The move also allows the university to build greenhouses as needed rather than all at once, as would be required if the greenhouses were built on the Industrial Arts’ second floor.

He said university leaders decided private and university plant scientists won’t need as much greenhouse space as was planned for Industrial Arts.

The 250-acre, public-private research and technology park is envisioned to include more than 2 million square feet of research, meeting and office space with as many as 7,000 public and private employees working on the campus. Scott Woodbury Wiegert is developing the first phase.

The laboratory to be built and Industrial Arts will form the life sciences research center, which will house lab space for university and private researchers and startup companies.

The life sciences research center is to be completed by May 2015.

The Companion Building will house offices for Innovation Campus staff, NUtech Ventures, Industry Relations and the Daugherty Global Water for Food Institute.

Renovation and construction of the 4-H and Companion buildings is to be mostly completed by March 18, Duncan said.

ConAgra, the first official Innovation Campus tenant, plans to lease greenhouse space and do research on tomatoes and popcorn.
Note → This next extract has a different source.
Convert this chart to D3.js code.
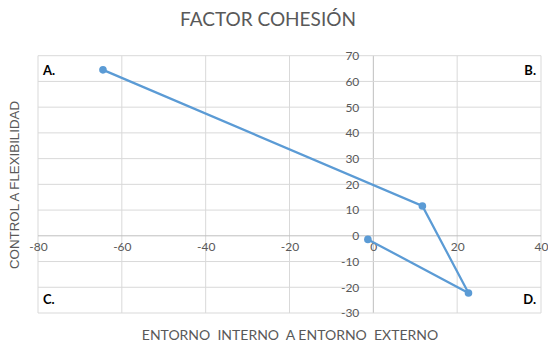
<!DOCTYPE html>
<html><head><meta charset="utf-8">
<script src="https://cdn.jsdelivr.net/npm/d3@7"></script>
<style>body{margin:0;background:#fff}svg{display:block}</style>
</head><body><svg id="c" width="548" height="347"></svg>
<script>
const xValues = [-64.5, 11.7, 22.7, -1.3];
const yValues = [64.5, 11.6, -22.2, -1.4];
const xTicks = [-80, -60, -40, -20, 0, 20, 40];
const yTicks = [70, 60, 50, 40, 30, 20, 10, 0, -10, -20, -30];
const quadrantLabels = ["A.", "B.", "C.", "D."];
const title = "FACTOR COHESIÓN";
const xTitle = "ENTORNO  INTERNO  A ENTORNO  EXTERNO";
const yTitle = "CONTROL A FLEXIBILIDAD";

const svg = d3.select("#c");
const L = 38, R = 541, T = 55.7, B = 313;
const x = d3.scaleLinear().domain([-80, 40]).range([L, R]);
const y = d3.scaleLinear().domain([-30, 70]).range([B, T]);
const grid = "#d9d9d9", txt = "#595959";
const font = "Lato, 'Open Sans', sans-serif";
const fmt = d => String(d);

// gridlines
svg.append("g").selectAll("line").data(xTicks).join("line")
  .attr("x1", d => x(d)).attr("x2", d => x(d)).attr("y1", T).attr("y2", B)
  .attr("stroke", d => d === 0 ? "#bfbfbf" : grid).attr("stroke-width", 1);
svg.append("g").selectAll("line").data(yTicks).join("line")
  .attr("y1", d => y(d)).attr("y2", d => y(d)).attr("x1", L).attr("x2", R)
  .attr("stroke", d => d === 0 ? "#bfbfbf" : grid).attr("stroke-width", 1);

// axes via d3
const xAxis = d3.axisBottom(x).tickValues(xTicks).tickFormat(fmt).tickSize(0).tickPadding(7);
svg.append("g").attr("transform", `translate(0,${y(0)})`).call(xAxis)
  .call(g => g.select(".domain").remove())
  .selectAll("text").attr("fill", txt).style("font-family", font).style("font-size", "12px");
const yAxis = d3.axisLeft(y).tickValues(yTicks).tickFormat(fmt).tickSize(0).tickPadding(2);
svg.append("g").attr("transform", `translate(${x(0) - 12},0)`).call(yAxis)
  .call(g => g.select(".domain").remove())
  .selectAll("text").attr("fill", txt).style("font-family", font).style("font-size", "12px");

// line
const pts = xValues.map((v, i) => [v, yValues[i]]);
svg.append("path").datum(pts)
  .attr("d", d3.line().x(d => x(d[0])).y(d => y(d[1])))
  .attr("fill", "none").attr("stroke", "#5b9bd5").attr("stroke-width", 2.25);
svg.append("g").selectAll("circle").data(pts).join("circle")
  .attr("cx", d => x(d[0])).attr("cy", d => y(d[1])).attr("r", 3.8)
  .attr("fill", "#5b9bd5");

// quadrant labels
const qpos = [[L + 5, 75, "start"], [R - 5, 75, "end"], [L + 5, 304, "start"], [R - 5, 304, "end"]];
svg.append("g").selectAll("text").data(quadrantLabels).join("text")
  .attr("x", (d, i) => qpos[i][0]).attr("y", (d, i) => qpos[i][1])
  .attr("text-anchor", (d, i) => qpos[i][2])
  .attr("fill", "#000").style("font-family", font).style("font-size", "13px").style("font-weight", "bold")
  .text(d => d);

// titles
svg.append("text").attr("x", 268).attr("y", 26).attr("text-anchor", "middle")
  .attr("fill", txt).style("font-family", font).style("font-size", "19px").text(title);
svg.append("text").attr("x", 290).attr("y", 340).attr("text-anchor", "middle")
  .attr("fill", txt).style("font-family", font).style("font-size", "14px")
  .style("white-space", "pre").attr("xml:space", "preserve").text(xTitle);
svg.append("text").attr("transform", "translate(19,185) rotate(-90)").attr("text-anchor", "middle")
  .attr("fill", txt).style("font-family", "'Liberation Sans', Arial, sans-serif").style("font-size", "13.3px")
  .text(yTitle);
</script></body></html>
The Omaha-based company also plans to do research on cereals on the first floor of Industrial Arts.

Duncan said the substantial completion of the first two buildings is likely to garner even greater interest among private companies that could lease space on the campus. He said three private companies are close to signing leases.

“We’ll start picking up a lot of speed here,” he said.

The $10 million greenhouse complex to be built east of the current construction site will include a head house with 30,000 square feet of space and the two adjacent greenhouses each will have 7,500 square feet.

Davis Design will design the greenhouse complex, and Sampson Construction will build it, Duncan said.

The university also is looking at building additional greenhouses that would add another 15,000 square feet, and future expansion of the head house and additional greenhouses could add another 30,000 square feet to the complex, he said.

Currently, two university plant researchers, Ed Cahoon and Harkamal Walia, plan to work in the new complex. Walia, an assistant professor of agronomy and horticulture, said he and Cahoon will use a state-of-the-art conveyor system to move plants to areas where cameras can take high-resolution images of them.

Software will then allow the researchers to study the impact daily of soil salinity and drought conditions on plants including rice, wheat and corn, Walia said. The cameras and software will allow Cahoon and Walia to see minuscule changes as the plants endure drought and high-salinity environments, he said.

Walia uses a similar conveyor and camera system in Australia to study plants remotely.

“That will accelerate one aspect of my research dramatically,” he said.